Newcastle had little possession and two methods of generating goalscoring chances. The first involved playing directly from their goalkeeper Karl Darlow to Andy Carroll, who was supported by Callum Wilson, Miguel Almirón and Joelinton with runs off of his aerial challenges and into the spaces in behind. Occasional opportunities to shoot at goal followed, but they rarely offered significant potential. The second came on the counter, when they released their front four as early as possible and when they appeared likelier to score.
Arsenal sought to press Newcastle's defenders on the occasions – often after a regain was made and the ball was played backwards – they were in possession. Alexandre Lacazette attempted to force play into one half of the pitch by screening the second central defender and pressuring the one with the ball at his feet. Granit Xhaka advanced to take Jonjo Shelvey, and Thomas Partey remained withdrawn to continue to protect the back four behind him, particularly given the long balls being played.
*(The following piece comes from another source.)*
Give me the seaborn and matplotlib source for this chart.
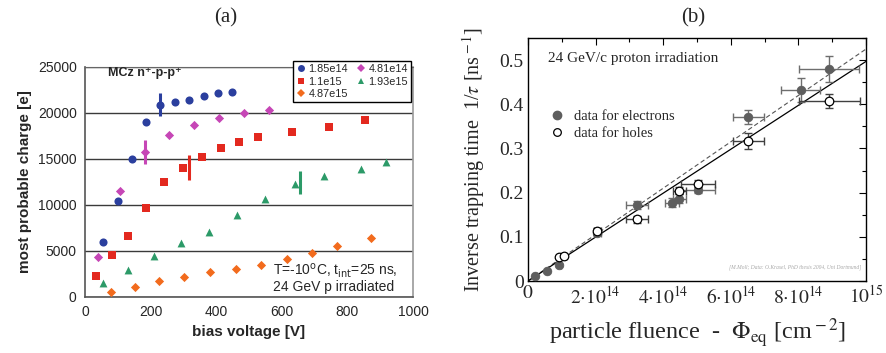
import numpy as np
import pandas as pd
import matplotlib
matplotlib.use("Agg")
import matplotlib.pyplot as plt
from matplotlib.lines import Line2D
from matplotlib.ticker import MultipleLocator, FixedLocator
import seaborn as sns

# ---------------- panel (a): most probable charge vs bias voltage ----------------
v_185e14 = [56, 100, 142, 186, 230, 273, 318, 362, 405, 449]
q_185e14 = [5980, 10400, 15040, 18990, 20910, 21200, 21460, 21820, 22180, 22290]

v_481e14 = [41, 107, 183, 257, 333, 409, 485, 561]
q_481e14 = [4350, 11490, 15730, 17580, 18740, 19500, 20000, 20290]

v_11e15 = [34, 81, 132, 185, 241, 298, 356, 414, 470, 527, 632, 743, 854]
q_11e15 = [2330, 4530, 6600, 9680, 12500, 14060, 15220, 16240, 16820, 17360, 17980, 18450, 19210]

v_193e15 = [56, 132, 210, 293, 377, 462, 550, 640, 729, 842, 919]
q_193e15 = [1520, 2900, 4420, 5870, 7030, 8950, 10620, 12330, 13120, 13960, 14680]

v_487e15 = [78, 152, 226, 303, 381, 459, 537, 615, 692, 769, 871]
q_487e15 = [590, 1090, 1740, 2140, 2690, 3090, 3520, 4170, 4830, 5550, 6420]

series_labels = ["1.85e14", "4.81e14", "1.1e15", "1.93e15", "4.87e15"]
series_v = [v_185e14, v_481e14, v_11e15, v_193e15, v_487e15]
series_q = [q_185e14, q_481e14, q_11e15, q_193e15, q_487e15]

# representative uncertainty bars, one per fluence
err_labels = ["1.85e14", "4.81e14", "1.1e15", "1.93e15"]
err_v = [230, 183, 317, 656]
err_q = [20900, 15730, 14080, 12440]
err_dq = [1280, 1300, 1320, 1270]

# ---------------- panel (b): inverse trapping time vs fluence ----------------
el_phi = [0.21e14, 0.55e14, 0.93e14, 2.05e14, 3.23e14, 4.26e14, 4.48e14, 5.02e14, 6.52e14, 8.07e14, 8.91e14]
el_tau = [0.012, 0.022, 0.036, 0.109, 0.172, 0.177, 0.186, 0.207, 0.372, 0.432, 0.480]
el_dphi = [0.0, 0.0, 0.05e14, 0.10e14, 0.32e14, 0.20e14, 0.20e14, 0.50e14, 0.46e14, 0.58e14, 0.89e14]
el_dtau = [0.0, 0.0, 0.003, 0.005, 0.008, 0.010, 0.010, 0.008, 0.016, 0.027, 0.029]

ho_phi = [0.93e14, 1.06e14, 2.05e14, 3.23e14, 4.48e14, 5.02e14, 6.52e14, 8.91e14]
ho_tau = [0.054, 0.057, 0.114, 0.140, 0.2045, 0.220, 0.3175, 0.407]
ho_dphi = [0.05e14, 0.05e14, 0.10e14, 0.32e14, 0.20e14, 0.50e14, 0.46e14, 0.90e14]
ho_dtau = [0.003, 0.003, 0.005, 0.008, 0.008, 0.008, 0.018, 0.016]

# linear fits 1/tau = beta * Phi  [ns^-1 cm^2]
beta_electrons = 5.25e-16
beta_holes = 4.97e-16

x_tick_vals = [0, 2e14, 4e14, 6e14, 8e14, 1e15]
x_tick_text = [r"$0$", r"$2{\cdot}10^{14}$", r"$4{\cdot}10^{14}$",
               r"$6{\cdot}10^{14}$", r"$8{\cdot}10^{14}$", r"$10^{15}$"]

# ---------------------------------------------------------------------------
sns.set_style("white")
plt.rcParams["font.family"] = ["Liberation Sans", "DejaVu Sans"]

fig = plt.figure(figsize=(8.87, 3.53), dpi=100)
ax1 = fig.add_axes([85 / 887, 1 - 297 / 353, 328 / 887, 230 / 353])
ax2 = fig.add_axes([528 / 887, 1 - 281 / 353, 338 / 887, 243 / 353])

colors = {"1.85e14": "#2b3f9e", "4.81e14": "#c646b6", "1.1e15": "#e3291f",
          "1.93e15": "#2c9a68", "4.87e15": "#f26b1d"}
markers = {"1.85e14": "o", "4.81e14": "D", "1.1e15": "s", "1.93e15": "^", "4.87e15": "D"}
sizes = {"1.85e14": 34, "4.81e14": 22, "1.1e15": 28, "1.93e15": 32, "4.87e15": 22}

rows = []
for lab, vv, qq in zip(series_labels, series_v, series_q):
    for v, q in zip(vv, qq):
        rows.append({"fluence": lab, "bias": v, "charge": q})
df_a = pd.DataFrame(rows)

ax1.set_axisbelow(True)
for lab in series_labels:
    sub = df_a[df_a["fluence"] == lab]
    sns.scatterplot(data=sub, x="bias", y="charge", color=colors[lab], marker=markers[lab],
                    s=sizes[lab], linewidth=0, ax=ax1, legend=False, zorder=3)

for lab, v, q, dq in zip(err_labels, err_v, err_q, err_dq):
    ax1.errorbar([v], [q], yerr=[dq], fmt="none", ecolor=colors[lab], elinewidth=2.2,
                 capsize=0, zorder=4)

ax1.set_xlim(0, 1000)
ax1.set_ylim(0, 25000)
ax1.xaxis.set_major_locator(MultipleLocator(200))
ax1.yaxis.set_major_locator(MultipleLocator(5000))
ax1.grid(axis="y", color="#3a3a3a", linewidth=1.0)
ax1.grid(axis="x", visible=False)
for side in ["left", "bottom"]:
    ax1.spines[side].set_color("#555555")
    ax1.spines[side].set_linewidth(1.2)
ax1.spines["right"].set_color("#9a9a9a")
ax1.spines["right"].set_linewidth(1.2)
ax1.spines["top"].set_color("#666666")
ax1.tick_params(axis="both", which="major", direction="out", length=4, width=1,
                color="#555555", labelsize=10, pad=2)
ax1.set_xlabel("bias voltage [V]", fontsize=11, fontweight="bold", labelpad=4)
ax1.set_ylabel("most probable charge [e]", fontsize=11, fontweight="bold", labelpad=4)

handles = {lab: Line2D([], [], linestyle="none", marker=markers[lab], color=colors[lab],
                       markersize=5 if markers[lab] != "D" else 4.5, markeredgewidth=0)
           for lab in series_labels}
order = ["1.85e14", "1.1e15", "4.87e15", "4.81e14", "1.93e15"]
leg = ax1.legend([handles[k] for k in order], order, ncol=2, loc="upper right",
                 bbox_to_anchor=(0.995, 1.028), fontsize=7.8, frameon=True, fancybox=False,
                 edgecolor="black", framealpha=1, borderaxespad=0, handlelength=0.8,
                 handletextpad=0.3, columnspacing=0.8, labelspacing=0.25, borderpad=0.3)
leg.get_frame().set_linewidth(1.0)
leg.set_zorder(10)

ax1.text(0.07, 0.972, "MCz n\u207a-p-p\u207a", transform=ax1.transAxes, fontsize=9,
         fontweight="bold", va="center", ha="left",
         family=["Liberation Sans", "DejaVu Sans"])
ax1.text(0.573, 0.015, "T=-10$^{\\rm o}$C, t$_{\\rm int}$=25 ns,\n24 GeV p irradiated",
         transform=ax1.transAxes, fontsize=10, va="bottom", ha="left",
         math_fontfamily="dejavusans", linespacing=1.0)

# ---------------- panel (b) ----------------
serif = ["Liberation Serif", "DejaVu Serif"]
df_e = pd.DataFrame({"phi": el_phi, "tau": el_tau})
df_h = pd.DataFrame({"phi": ho_phi, "tau": ho_tau})

phi_line = np.array([0.0, 1e15])
df_fit = pd.DataFrame({"phi": np.concatenate([phi_line, phi_line]),
                       "tau": np.concatenate([beta_electrons * phi_line, beta_holes * phi_line]),
                       "fit": ["electrons"] * 2 + ["holes"] * 2})
sns.lineplot(data=df_fit[df_fit["fit"] == "electrons"], x="phi", y="tau", color="#555555",
             linestyle=(0, (4, 2.5)), linewidth=0.8, ax=ax2, zorder=2)
sns.lineplot(data=df_fit[df_fit["fit"] == "holes"], x="phi", y="tau", color="black",
             linewidth=0.9, ax=ax2, zorder=2)

ax2.errorbar(el_phi, el_tau, xerr=el_dphi, yerr=el_dtau, fmt="none", ecolor="#6e6e6e",
             elinewidth=1.0, capsize=3, capthick=1.0, zorder=3)
ax2.errorbar(ho_phi, ho_tau, xerr=ho_dphi, yerr=ho_dtau, fmt="none", ecolor="#404040",
             elinewidth=1.0, capsize=3, capthick=1.0, zorder=3)
sns.scatterplot(data=df_e, x="phi", y="tau", color="#5e5e5e", edgecolor="#5e5e5e",
                s=38, linewidth=0.6, ax=ax2, zorder=4, legend=False)
sns.scatterplot(data=df_h, x="phi", y="tau", color="white", edgecolor="black",
                s=38, linewidth=0.9, ax=ax2, zorder=5, legend=False)

ax2.set_xlim(0, 1e15)
ax2.set_ylim(0, 0.55)
ax2.xaxis.set_major_locator(FixedLocator(x_tick_vals))
ax2.set_xticklabels(x_tick_text)
ax2.xaxis.set_minor_locator(MultipleLocator(1e14))
ax2.yaxis.set_major_locator(MultipleLocator(0.1))
ax2.yaxis.set_minor_locator(MultipleLocator(0.05))
ax2.set_yticks([0, 0.1, 0.2, 0.3, 0.4, 0.5])
ax2.set_yticklabels(["0", "0.1", "0.2", "0.3", "0.4", "0.5"])
ax2.tick_params(axis="both", which="both", direction="in", top=True, right=True,
                color="black", width=0.8)
ax2.tick_params(axis="both", which="major", length=5, labelsize=14, pad=3)
ax2.tick_params(axis="both", which="minor", length=3)
for lbl in ax2.get_xticklabels():
    lbl.set_math_fontfamily("stix")
for lbl in ax2.get_yticklabels():
    lbl.set_family(serif)
for sp in ax2.spines.values():
    sp.set_color("black")
    sp.set_linewidth(1.0)

ax2.set_xlabel(r"particle fluence  -  $\Phi_{\rm eq}$ [cm$^{\rm -2}$]", fontsize=17.5,
               family=serif, math_fontfamily="stix", labelpad=7)
ax2.set_ylabel(r"Inverse trapping time  1/$\tau$ [ns$^{\rm -1}$]", fontsize=14.5,
               family=serif, math_fontfamily="stix", labelpad=9)

ax2.text(0.06, 0.915, "24 GeV/c proton irradiation", transform=ax2.transAxes,
         fontsize=11, family=serif, va="center", ha="left")
leg_b = [Line2D([], [], linestyle="none", marker="o", markersize=6, color="#5e5e5e",
                markeredgecolor="#5e5e5e"),
         Line2D([], [], linestyle="none", marker="o", markersize=5.5, markerfacecolor="white",
                markeredgecolor="black", markeredgewidth=0.9)]
ax2.legend(leg_b, ["data for electrons", "data for holes"], loc="upper left",
           bbox_to_anchor=(0.02, 0.76), frameon=False, prop={"family": serif, "size": 10.5},
           handlelength=1.2, handletextpad=0.6, labelspacing=0.3)
ax2.text(0.985, 0.055, "[M.Moll; Data: O.Krasel, PhD thesis 2004, Uni Dortmund]",
         transform=ax2.transAxes, fontsize=4, style="italic", color="#a8a8a8",
         family=serif, ha="right", va="center")

fig.text(226 / 887, 1 - 18 / 353, "(a)", fontsize=15, family=serif, ha="center", va="center")
fig.text(693 / 887, 1 - 18 / 353, "(b)", fontsize=15, family=serif, ha="center", va="center")

fig.savefig("out.png", dpi=100)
Even during Newcastle's occasional spells of possession they remained reluctant to attempt to advance through Arsenal's midfield. Additional touches, before playing sideways or backwards passes, were instead favoured.
Beyond that hesitancy, the movements offered ahead of the ball were too often isolated and involved players making a run to receive to feet, and then returning the ball backwards if they had succeeded in doing so. Rotations were essentially non-existent, so Arsenal's sense of balance was preserved.
If Newcastle's full-backs attempted to join attacks they only did so once possession had moved into the attacking half, and while them doing so increased their attacking options, it also left them more vulnerable against counters – such as those with which Arsenal scored their first two goals. Even when longer, diagonal passes were played by Shelvey or Longstaff to Newcastle's front four, that front four found themselves outnumbered in the final third.